Trotz hoher Belastung: Sachsens Polizei befindet sich weiter auf Schrumpfkurs

Erstveröffentlicht: 
22.07.2015

In den kommenden zehn Jahren werden 450 Stellen abgebaut / Kritik von Linken-Innenpolitiker Stange

 

Von jürgen kochinke


Dresden. Wenn es bisher um den Personalnotstand bei der sächsischen Polizei ging, waren sich die Kritiker von Schwarz-Rot schnell einig. Der von der CDU/SPD-Regierung beschlossene Neueinstellungskorridor reicht nicht aus, angesichts der enorm gestiegenen Belastungen müssten mehr junge Kräfte her. So redeten alle, von der Opposition bis hin zur Gewerkschaft der Polizei (GdP). Jetzt aber liegen erstmals Zahlen zum Thema vor, erstellt von Enrico Stange, dem Innenpolitiker der Linken. Ergebnis: Trotz der erst kürzlich von Schwarz-Rot beschlossenen Anhebung der Neueinstellungen von 300 auf 400 junge Beamte steht der Polizei ein weiterer Schrumpfkurs bevor. Im Schnitt fallen pro Jahr rund 50 Stellen dem Rotstift zum Opfer, insgesamt 450 sind es bis 2025 (siehe Grafik).


Derzeit sind laut Stange in Sachsen rund 13050 Beamte im Dienst. Die Anzahl jener Polizisten, die wirklich ermitteln oder unterwegs auf der Straße sind, liegt allerdings erheblich darunter. So gibt es derzeit lediglich 11000 sogenannte Vollzugsbeamte, die restlichen über 2000 sind woanders tätig, als Verwaltungsbeamte zum Beispiel. Bei seinem gesamten Zahlenwerk bezieht sich der Linke ausschließlich auf offizielle Werte, die er zuvor im Innenministerium erfragt hat. Dabei hat er vor allem die sogenannten Altersabgänge und Neueinstellungen unter die Lupe genommen, mit dem Resultat: Der Stellenabbau geht weiter, durch den erweiterten Neueinstellungskorridor wird er lediglich gebremst.
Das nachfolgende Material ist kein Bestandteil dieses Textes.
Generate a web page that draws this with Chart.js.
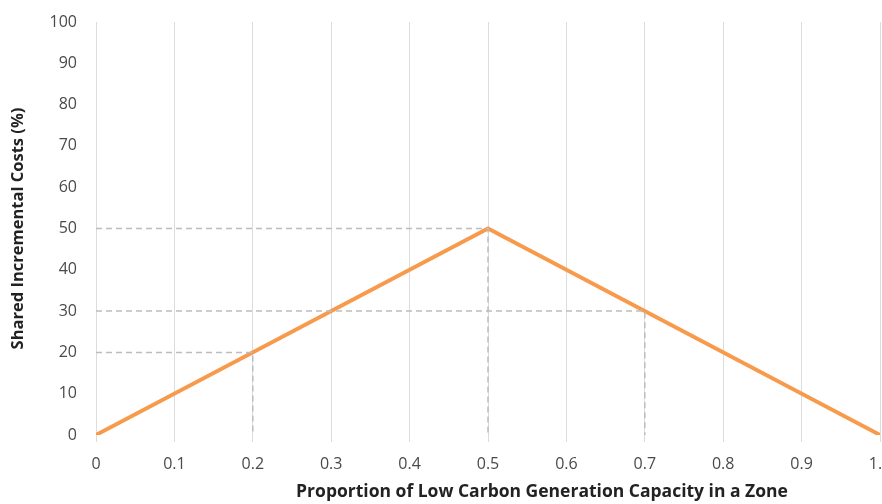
<!DOCTYPE html>
<html>
<head>
<meta charset="utf-8">
<script src="https://cdn.jsdelivr.net/npm/chart.js@4/dist/chart.umd.min.js"></script>
<style>
  html, body { margin: 0; padding: 0; background: #fff; }
  #wrap { width: 882px; height: 504px; }
</style>
</head>
<body>
<div id="wrap"><canvas id="chart"></canvas></div>
<script>
// Cost-sharing curve
const proportion = [0, 0.5, 1];
const sharedCost = [0, 50, 0];

// Dashed reference markers (x, y)
const refX = [0.2, 0.7, 0.5];
const refY = [20, 30, 50];

const xTitle = 'Proportion of Low Carbon Generation Capacity in a Zone';
const yTitle = 'Shared Incremental Costs (%)';

const lineColor = '#f79a4c';
const dashColor = '#bdbdbd';

const refSets = refX.map((rx, i) => ({
    data: [{ x: 0, y: refY[i] }, { x: rx, y: refY[i] }, { x: rx, y: 0 }],
    borderColor: dashColor,
    borderWidth: 1.5,
    borderDash: [6, 4],
    pointRadius: 0,
    fill: false
}));

// the x title sits right of centre in the original, so draw it by hand
const xTitlePlugin = {
    id: 'xTitle',
    afterDraw(chart) {
        const { ctx, chartArea } = chart;
        ctx.save();
        ctx.font = 'bold 17.5px "Open Sans"';
        ctx.fillStyle = '#222';
        ctx.textAlign = 'center';
        ctx.textBaseline = 'middle';
        ctx.fillText(xTitle, (chartArea.left + chartArea.right) / 2 + 54, chart.height - 12);
        ctx.restore();
    }
};

new Chart(document.getElementById('chart'), {
    type: 'line',
    data: {
        datasets: [
            ...refSets,
            {
                data: proportion.map((p, i) => ({ x: p, y: sharedCost[i] })),
                borderColor: lineColor,
                borderWidth: 3.8,
                pointRadius: 0,
                fill: false
            }
        ]
    },
    options: {
        responsive: true,
        maintainAspectRatio: false,
        animation: false,
        layout: { padding: { left: 0, right: 2, top: 22, bottom: 2 } },
        plugins: { legend: { display: false }, tooltip: { enabled: false } },
        scales: {
            x: {
                type: 'linear',
                min: 0, max: 1,
                grid: { color: '#dcdcdc', lineWidth: 1, tickLength: 7, tickColor: '#dcdcdc' },
                border: { display: false },
                ticks: {
                    stepSize: 0.1,
                    maxRotation: 0,
                    color: '#4a4a4a',
                    font: { family: 'Open Sans', size: 16 },
                    padding: 13
                },
                afterFit: s => { s.paddingRight = 0; s.paddingLeft = 0; s.height = 67; }
            },
            y: {
                min: 0, max: 100,
                grid: { display: false },
                border: { display: false },
                ticks: {
                    stepSize: 10,
                    color: '#4a4a4a',
                    font: { family: 'Open Sans', size: 16 },
                    padding: 11
                },
                title: {
                    display: true,
                    text: yTitle,
                    color: '#222',
                    font: { family: 'Open Sans', size: 16.5, weight: 'bold' },
                    padding: { top: 8, bottom: 0 }
                },
                afterFit: s => { s.width = 96; s.paddingTop = 0; s.paddingBottom = 0; }
            }
        }
    },
    plugins: [xTitlePlugin]
});
</script>
</body>
</html>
Allerdings gilt das nur für den Fall, dass die Höhe der Neueinstellungen auf demselben Niveau bleibt - was keineswegs ausgemacht ist.


Für Stange ist dies das falsche Signal. "Die Aufgabenanforderungen an die Polizei sind mit einem weiter sinkenden Personalbestand nicht zu erfüllen", sagt er. Es müsse dringend gegengesteuert werden. "Erforderlich wäre eine deutliche Ausweitung des Einstellungskorridors, vor allem für Beamte im Vollzugsdienst", so Stange. Das sieht die Gewerkschaft der Polizei (GdP) ganz ähnlich. "Wenn sich nichts ändert, gehen Sicherheit und Polizeiarbeit den Bach runter", meint Landeschef Hagen Husgen. Längst sei die Belastungsgrenze für die Beamten überschritten.


Laut Husgen sind sogar 100 bis 150 Neueinstellungen zusätzlich nötig, um den Altersabbau sowie die enorm angewachsenen Anforderungen zu kompensieren. "Wir haben ständig neue Aufgaben gekriegt, aber kein Personal", meint der GdP-Chef. Als Beispiele nennt er die Internet-Kriminalität, den boomenden Rauschgiftmarkt, Pegida und seine Ableger sowie Demos und Proteste. Und noch Zweierlei kommt hinzu: "Ich denke mit Schrecken an das Wochenende, wenn die 3. Liga im Fußball wieder beginnt", nennt Husgen das eine gravierende Problemfeld. Bei dem anderen handelt es sich um den gesamten Asylbereich, die Sicherung von Erstaufnahmeeinrichtungen vor allem.


Das Innenministerium wiederum verweist auf das sogenannte Polizei-Konzept 2020. "Ziel der Reform ist immer gewesen, die Polizeipräsenz auf der Straße aufrecht zu erhalten", sagt Martin Strunden, der Sprecher von Minister Markus Ulbig (CDU). "Es ist Aufgabe der gerade eingerichteten Fachkommission, den künftigen Personalbedarf der Polizei neu zu bewerten." Worauf Strunden anspielt, ist die geplante Evaluation, die im kommenden Jahr auf dem Tisch liegen soll. Im Zentrum steht die Frage, ob die Stellenausstattung dem tatsächlichen Bedarf entspricht. Dabei geht es auch um die zukünftige Kriminalitätsbelastung sowie die hohe Zahl von Großeinsätzen.